Now if you go into an apartment, you notice that the level of the soil is different. Sometimes you have the trunks starting from lower levels, sometimes you have the pods in direct connection with the window, etc. There are around three or four different ways to be in proximity with plants. In Milano, when we first started, we only had two configurations. The variety of approaches creates a much richer relationship with plants. On another hand, we have recently developed a system of prefabrication for our project in Eindhoven that could be considered a very useful reference, for other developers and architects when creating green social housing buildings, everywhere in the world.
AD: It’s more than just a green facade. You are building a whole ecosystem. What would you say is the most important outcome of having trees on the facade? What are the consequences and advantages observed?

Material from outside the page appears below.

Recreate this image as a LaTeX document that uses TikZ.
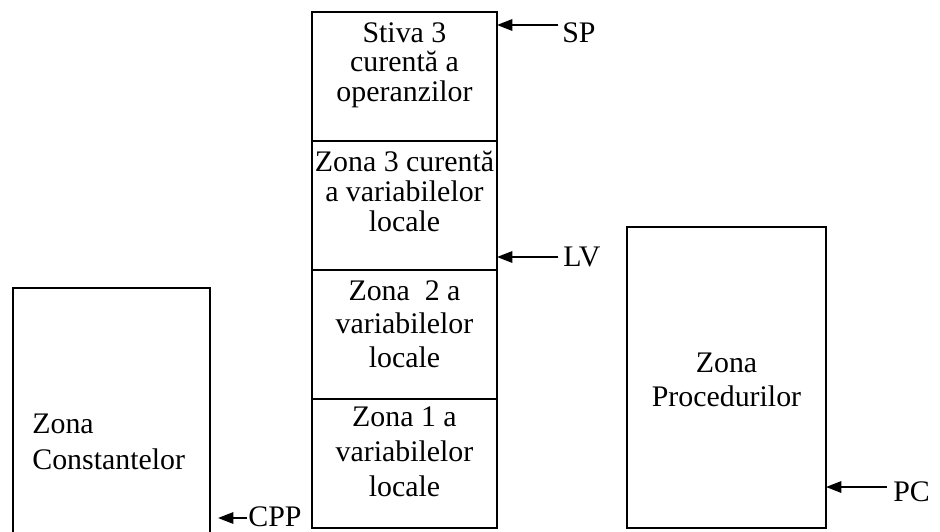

SB: Many. One, during summer, the building managed to reduce the temperature and lower the heat on the facade. In fact, the shadow of leaves is changing in a drastic way, how the building is hit by the sun. In August, for instance, you don't even need to use the air conditioners. There are far more advantages that are more general, like micro-dust particles, pollution, etc. Moreover, for example, there are more than 20 different species of birds nesting in the vertical forest. You feel like you are part of something more, a whole ecosystem. People who live there, in proximity with plants, also get to see their city in a different way, through this green filter of leaves. It's so unusual, and it changes your perspective.
I think we have done a lot in those 20 years to understand how to design and produce technical devices that help us emit less CO2. Nevertheless, if we want to absorb the CO2 that we are already producing, we need plants and photosynthesis, and that’s a great reason to multiply the number of forests in our cities.
AD: Going back to the projects, you have just inaugurated your first social housing project in Eindhoven- the Trudo vertical forest. How did this venture start? How is this project contributing to the city of Eindhoven?
SB: It started with a meeting with Jack Hopkins, a visionary person, who was already present in Eindhoven at the beginning of the regeneration of this powerful industrial center, once home to the Philips industry. Phillips is part of the history of Europe, in the last century, and what we have around Eindhoven is at the same time the concentration of the soul of the ancient settlement and the total reclamation of space and lifestyle. It is an amazing example of regeneration, and I was extremely attracted by the idea to do a social housing vertical forest here. The cultural and physical context is very dynamic.
AD: How different was it to create affordable housing from creating a luxury vertical residential building in Milano? How did you manage to basically lower the cost?
SB: That became my obsession. How to make your ideas really efficient, in a moment where everybody was asking for this. Basically, it was the selection and use of materials, a very articulate and profound study on prefabrication, and the cutting of maintenance cost with approaches such as the flying gardeners.
AD: For Antwerp, what are the particularities of the vertical forest? What makes it special and different? Also In Utrecht, you have started building your first mixed-use vertical forest Wonderwoods. The program is changing and adapting, how is the design transforming accordingly?
SB: We have four projects in this part of Europe, in this very close environment, where it’s so easy to commute from one city to another. In Eindhoven, we have created our first social housing. In Antwerp, we have a very simple L-shape building, where we had the opportunity to work on the roofs and to have green plants. In fact, we managed to have quite a large number of trees, like 80 trees on the roof, to create a commonplace for the tenants. In the beginning, this project was meant to be social housing, but then the owner decided to change that, but nevertheless, the prices are pretty fair. The other interesting feature in Antwerp is this variable geometry, made possible due to the sliding glass windows, that change easily the dimensions of the space. On another hand, in Utrecht, we are building the first mixed-use program, while in Brussels, we are experimenting, adding a green facade to an existing office building.
In terms of design, we take care of a certain language, but we are not obsessed with that. In fact, the moment that you start considering nature as a component of your work everything changes.